Voilà notre vraie rencontre avec les indiens « sauvages » car la visite du village de la réserve a été plutôt décevante et conventionnelle. Dés notre arrivée nous avons été assailli par une horde d’enfants, indiens et métis « caboclos » (issus du croisement noir-indien) qui nous proposaient divers animaux : tatous, tortues, aras, toucan. Le chef (on dit le « cacique »), prévenu de notre arrivée, à vite sorti sa parure de plumes et, moyennant finances, s’est fait photographier avec chaque membre du groupe.

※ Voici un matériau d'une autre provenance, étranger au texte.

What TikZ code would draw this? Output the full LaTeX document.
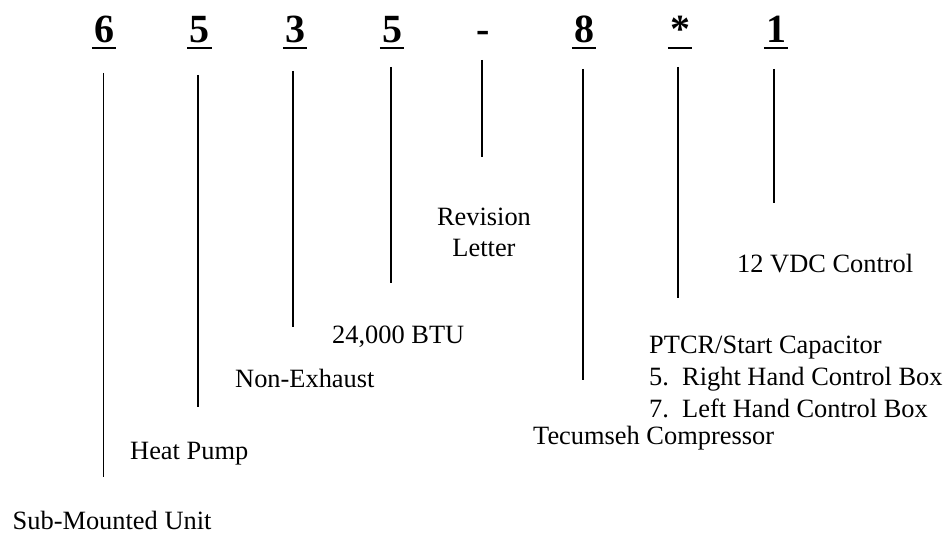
\documentclass[tikz,border=0pt]{standalone}
\usepackage{fontspec}
\setmainfont{Liberation Serif}
\begin{document}
\begin{tikzpicture}[x=1pt,y=-1pt,
  digit/.style={inner sep=0pt, anchor=base, font=\fontsize{40}{40}\selectfont\bfseries},
  lbl/.style={inner sep=0pt, anchor=base west, font=\fontsize{26.4}{32}\selectfont, align=left},
  clbl/.style={inner sep=0pt, anchor=base, font=\fontsize{26.4}{31}\selectfont, align=center},
  ul/.style={line width=2pt},
  lead/.style={line width=1.9pt}]
\useasboundingbox (0,0) rectangle (948,535);
% code characters
\node[digit] (d1) at (104,43) {\makebox[24pt]{6}};
\node[digit] (d2) at (199.5,43) {\makebox[24pt]{5}};
\node[digit] (d3) at (295,43) {\makebox[24pt]{3}};
\node[digit] (d4) at (392,43) {\makebox[24pt]{5}};
\node[digit] (d5) at (483,43) {\makebox[24pt]{-}};
\node[digit] (d6) at (584,43) {\makebox[24pt]{8}};
\node[digit] (d7) at (680,43) {\makebox[24pt]{*}};
\node[digit] (d8) at (776,43) {\makebox[24pt]{1}};
\foreach \n in {d1,d2,d3,d4,d6,d7,d8}
  \draw[ul] ([yshift=-5pt]\n.base west) -- ([yshift=-5pt]\n.base east);
% leader line end points
\coordinate (t1) at (103.5,73);  \coordinate (b1) at (103.5,477);
\coordinate (t2) at (198,75);    \coordinate (b2) at (198,407);
\coordinate (t3) at (293,71);    \coordinate (b3) at (293,327);
\coordinate (t4) at (391,67);    \coordinate (b4) at (391,283);
\coordinate (t5) at (482,60);    \coordinate (b5) at (482,157);
\coordinate (t6) at (583,69);    \coordinate (b6) at (583,380);
\coordinate (t7) at (678,67);    \coordinate (b7) at (678,298);
\coordinate (t8) at (774,69);    \coordinate (b8) at (774,203);
\foreach \i in {1,...,8}
  \draw[lead] (t\i) -- (b\i);
% labels
\node[lbl] (l1) at (12.5,529) {Sub-Mounted Unit};
\node[lbl] (l2) at (130,459) {Heat Pump};
\node[lbl] (l3) at (235,387) {Non-Exhaust};
\node[lbl] (l4) at (332,343) {24,000 BTU};
\node[clbl] (l5) at (484,256) {Revision\\Letter};
\node[lbl] (l6) at (533,444) {Tecumseh Compressor};
\node[lbl] (l7) at (649,417) {PTCR/Start Capacitor\\5.\ \ Right Hand Control Box\\7.\ \ Left Hand Control Box};
\node[lbl] (l8) at (737,272) {12 VDC Control};
\end{tikzpicture}
\end{document}
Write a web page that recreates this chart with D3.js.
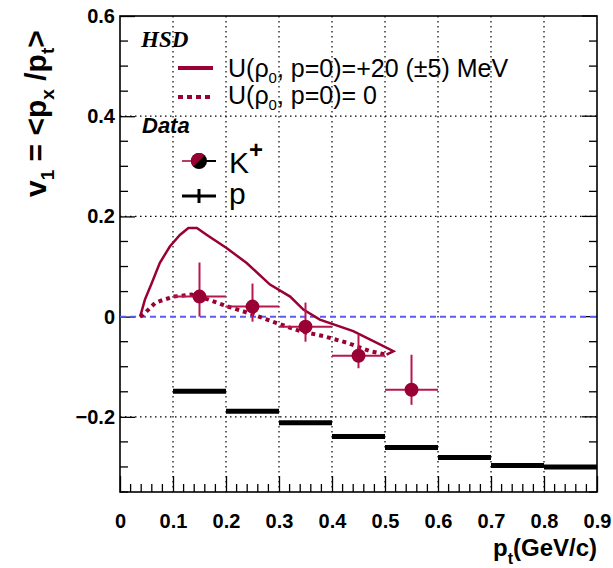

Avec fierté il nous a montré son réfrigérateur offert par la FUNAI et qui ne fonctionnait pas faute d’électricité ! En fait il lui servait d’armoire de rangements pour ses poupées indiennes sculptées dans du bois. Tout cela sentait l’artificiel et pour ma part je garderai des indiens le souvenir d’une nuit passée autour du feu de camp, sans plumes ni ornements, avec le sentiment que le courant passait entre nous, fait de silences et de regards plus que de palabres mercantiles.
Aujourd’hui il parait que l’univers des Karajas est menacé. Les crues régulières du fleuve Araguaia, qui constituent l’une des respirations de la vie de ces indiens, perturbent beaucoup la culture extensive du soja. Des barrages vont y remédier. Le remboursement de la dette au FMI et la production de biocarburants sont des arguments qui font taire les scrupules de la FUNAI. Demain les Karajas convertis à la vie moderne ne seront plus que des brésiliens ordinaires et auront oublié leur Divinité primordiale : le Fleuve, à qui ils devaient tout.